Horner completed his vocal studies in Belgium and made his debut at the Vlaamse Opera in Antwerp. From 1919 to 1923 he was engaged at the City Theatre of Lemberg. This was followed by positions at the Wrocław Opera (1923/24), the Staatsoper Unter den Linden (1924/25), at the Prague State Opera  (1925–27), at the Staatstheater Stuttgart (1927–29) and the Staatstheater Nürnberg (1929–33). He was suspended from duty with immediate effect. He first went back to Rzeszów and then to Czechoslovakia, where he was engaged for two years (1933–35) at the municipal theatre of Aussig.

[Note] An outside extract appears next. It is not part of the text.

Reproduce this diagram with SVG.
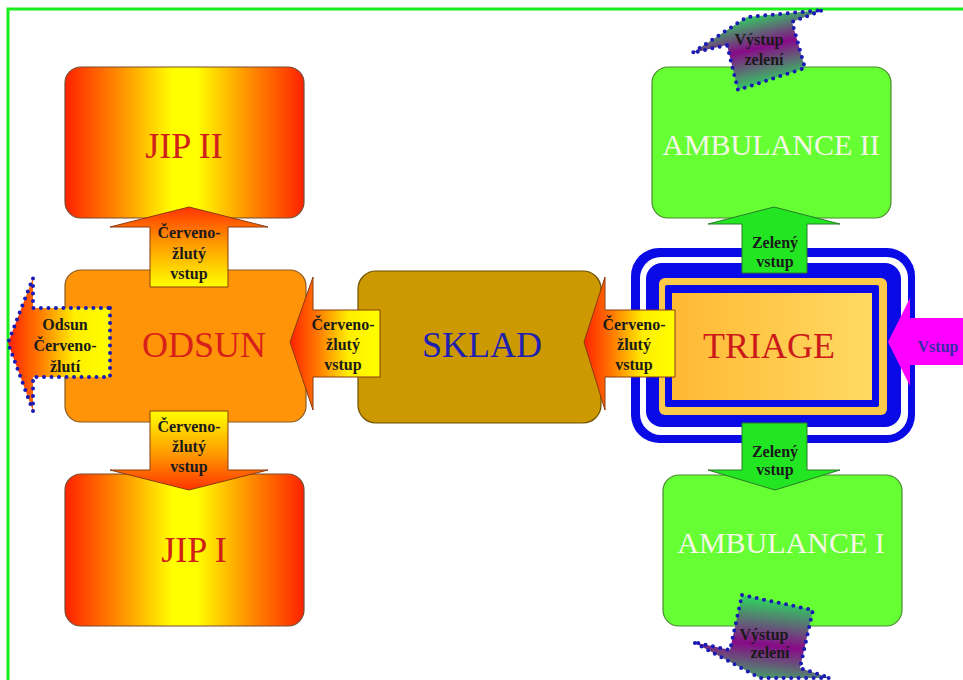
<svg xmlns="http://www.w3.org/2000/svg" width="963" height="680" viewBox="0 0 963 680">
<defs>
<style>
.box{stroke-width:1.2}
.big{font-family:"Liberation Serif","Times New Roman",serif;font-size:36px;text-anchor:middle}
.amb{font-family:"Liberation Serif","Times New Roman",serif;font-size:30px;text-anchor:middle;fill:#f6f6e4}
.lbl{font-family:"Liberation Serif","Times New Roman",serif;font-size:16px;font-weight:bold;text-anchor:middle;fill:#1a1a1a}
.ry{stroke:#8a3a10;stroke-width:1}
.gr{fill:#22e622;stroke:#2a7a2a;stroke-width:1}
.dot{stroke:#1a1ab4;stroke-width:4;stroke-linecap:round;stroke-dasharray:0 7.5;stroke-linejoin:round}
</style>
<linearGradient id="jip" x1="0" y1="0" x2="1" y2="0">
<stop offset="0" stop-color="#ff2200"/>
<stop offset="0.25" stop-color="#ff9900"/>
<stop offset="0.45" stop-color="#ffff00"/>
<stop offset="0.55" stop-color="#ffff00"/>
<stop offset="0.75" stop-color="#ff9900"/>
<stop offset="1" stop-color="#ff2200"/>
</linearGradient>
<linearGradient id="ryUp" x1="0" y1="0" x2="0" y2="1">
<stop offset="0" stop-color="#ff3300"/>
<stop offset="0.45" stop-color="#ff9900"/>
<stop offset="1" stop-color="#ffff00"/>
</linearGradient>
<linearGradient id="ryDown" x1="0" y1="1" x2="0" y2="0">
<stop offset="0" stop-color="#ff3300"/>
<stop offset="0.45" stop-color="#ff9900"/>
<stop offset="1" stop-color="#ffff00"/>
</linearGradient>
<linearGradient id="ryLeft" x1="0" y1="0" x2="1" y2="0">
<stop offset="0" stop-color="#ff2200"/>
<stop offset="0.3" stop-color="#ff7700"/>
<stop offset="0.65" stop-color="#ffee00"/>
<stop offset="1" stop-color="#ffff00"/>
</linearGradient>
<linearGradient id="tri" x1="0" y1="0" x2="1" y2="0">
<stop offset="0" stop-color="#ffb833"/>
<stop offset="1" stop-color="#ffda63"/>
</linearGradient>
<linearGradient id="vyTop" gradientUnits="userSpaceOnUse" x1="755" y1="14" x2="771" y2="84">
<stop offset="0" stop-color="#30d060"/>
<stop offset="0.47" stop-color="#880a88"/>
<stop offset="1" stop-color="#30d060"/>
</linearGradient>
<linearGradient id="vyBot" gradientUnits="userSpaceOnUse" x1="770" y1="600" x2="760" y2="690">
<stop offset="0" stop-color="#30d060"/>
<stop offset="0.5" stop-color="#880a88"/>
<stop offset="1" stop-color="#30d060"/>
</linearGradient>
</defs>
<rect x="0" y="0" width="963" height="680" fill="#ffffff"/>
<path d="M8,680 L8,9 L963,9" fill="none" stroke="#1aee1a" stroke-width="3"/>

<g id="jip2">
<rect class="box" x="65" y="67" width="239" height="151" rx="16" fill="url(#jip)" stroke="#7a4a30"/>
<text class="big" x="184" y="158" fill="#d0201a">JIP II</text>
</g>
<g id="odsun">
<rect class="box" x="65" y="270" width="241" height="152" rx="16" fill="#ff9408" stroke="#8a5a20"/>
<text class="big" x="204" y="357" fill="#d8201a">ODSUN</text>
</g>
<g id="jip1">
<rect class="box" x="65" y="474" width="239" height="152" rx="16" fill="url(#jip)" stroke="#7a4a30"/>
<text class="big" x="194" y="562" fill="#d0201a">JIP I</text>
</g>
<g id="sklad">
<rect class="box" x="358" y="271" width="243" height="152" rx="18" fill="#cc9900" stroke="#6b5000"/>
<text class="big" x="482" y="357" fill="#2020b0">SKLAD</text>
</g>
<g id="triage">
<rect x="631" y="248" width="284" height="195" rx="28" fill="#0a0ae6"/>
<rect x="640" y="257" width="268" height="178" rx="21" fill="#ffffff"/>
<rect x="646" y="263" width="255" height="164" rx="16" fill="#0a0ae6"/>
<rect x="659" y="278" width="228" height="137" rx="6" fill="#ffc94a"/>
<rect x="665" y="285" width="214" height="122" rx="2" fill="#0a0ae6"/>
<rect x="672" y="293" width="200" height="107" fill="url(#tri)"/>
<text class="big" x="769" y="358" fill="#cc1a1a">TRIAGE</text>
</g>
<g id="ambulance2">
<rect class="box" x="652" y="67" width="239" height="151" rx="16" fill="#66ff33" stroke="#4a8a30"/>
<text class="amb" x="771" y="155">AMBULANCE II</text>
</g>
<g id="ambulance1">
<rect class="box" x="663" y="475" width="239" height="151" rx="16" fill="#66ff33" stroke="#4a8a30"/>
<text class="amb" x="781" y="553">AMBULANCE I</text>
</g>

<g id="connectors">
<g id="odsun-jip2">
<path class="ry" d="M150,287 L150,227 L110,227 L189,207 L268,227 L228,227 L228,287 Z" fill="url(#ryUp)"/>
<text class="lbl" x="189" y="238">Červeno-</text>
<text class="lbl" x="189" y="259">žlutý</text>
<text class="lbl" x="189" y="279">vstup</text>
</g>
<g id="odsun-jip1">
<path class="ry" d="M150,411 L228,411 L228,470 L268,470 L189,490 L110,470 L150,470 Z" fill="url(#ryDown)"/>
<text class="lbl" x="189" y="432">Červeno-</text>
<text class="lbl" x="189" y="452">žlutý</text>
<text class="lbl" x="189" y="472">vstup</text>
</g>
<g id="sklad-odsun">
<path class="ry" d="M380,310 L380,377 L313,377 L313,410 L290,342 L313,277 L313,310 Z" fill="url(#ryLeft)"/>
<text class="lbl" x="343" y="330">Červeno-</text>
<text class="lbl" x="343" y="350">žlutý</text>
<text class="lbl" x="343" y="370">vstup</text>
</g>
<g id="triage-sklad">
<path class="ry" d="M675,310 L675,377 L605,377 L605,410 L584,342 L605,277 L605,310 Z" fill="url(#ryLeft)"/>
<text class="lbl" x="634" y="330">Červeno-</text>
<text class="lbl" x="634" y="350">žlutý</text>
<text class="lbl" x="634" y="370">vstup</text>
</g>
<g id="odsun-out">
<path class="dot" d="M110,308 L110,377 L33,377 L33,411 L8,343 L33,278 L33,308 Z" fill="url(#ryLeft)"/>
<text class="lbl" x="65" y="330">Odsun</text>
<text class="lbl" x="65" y="351">Červeno-</text>
<text class="lbl" x="65" y="372">žlutí</text>
</g>
<g id="triage-amb2">
<path class="gr" d="M742,273 L742,224 L708,224 L774,207 L840,224 L807,224 L807,273 Z"/>
<text class="lbl" x="775" y="248">Zelený</text>
<text class="lbl" x="775" y="267">vstup</text>
</g>
<g id="triage-amb1">
<path class="gr" d="M742,423 L807,423 L807,470 L840,470 L775,490 L708,470 L742,470 Z"/>
<text class="lbl" x="775" y="457">Zelený</text>
<text class="lbl" x="775" y="475">vstup</text>
</g>
<g id="vstup-in">
<path d="M963,318 L910,318 L910,298 L888,342 L910,386 L910,365 L963,365 Z" fill="#ff00ff"/>
<text class="lbl" x="938" y="352" style="fill:#3a2aa8">Vstup</text>
</g>
<g id="amb2-out">
<path class="dot" d="M727,45 L692,53 L747,17 L823,10 L792,22 L805,68 L738,90 Z" fill="url(#vyTop)"/>
<text class="lbl" x="759" y="45">Výstup</text>
<text class="lbl" x="764" y="65">zelení</text>
</g>
<g id="amb1-out">
<path class="dot" d="M742,595 L813,610 L800,668 L830,678 L760,678 L693,642 L730,650 Z" fill="url(#vyBot)"/>
<text class="lbl" x="764" y="640">Výstup</text>
<text class="lbl" x="770" y="658">zelení</text>
</g>
</g>
</svg>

Horner was married to Anna, née Koller, who was born in Lwiw in 1892. The couple had at least three children, all born in Stuttgart: Mario (born 1925 or 1926), Eva (also Ewa, born 1930) and Ludwig (also Ludvik, born in 1931 or 1932).

The whole family was murdered. According to Danny Newman, an in-laws relative, Horner was shot along with his younger son while trying to protect his son from the Nazis who murdered the other family members in a gas truck.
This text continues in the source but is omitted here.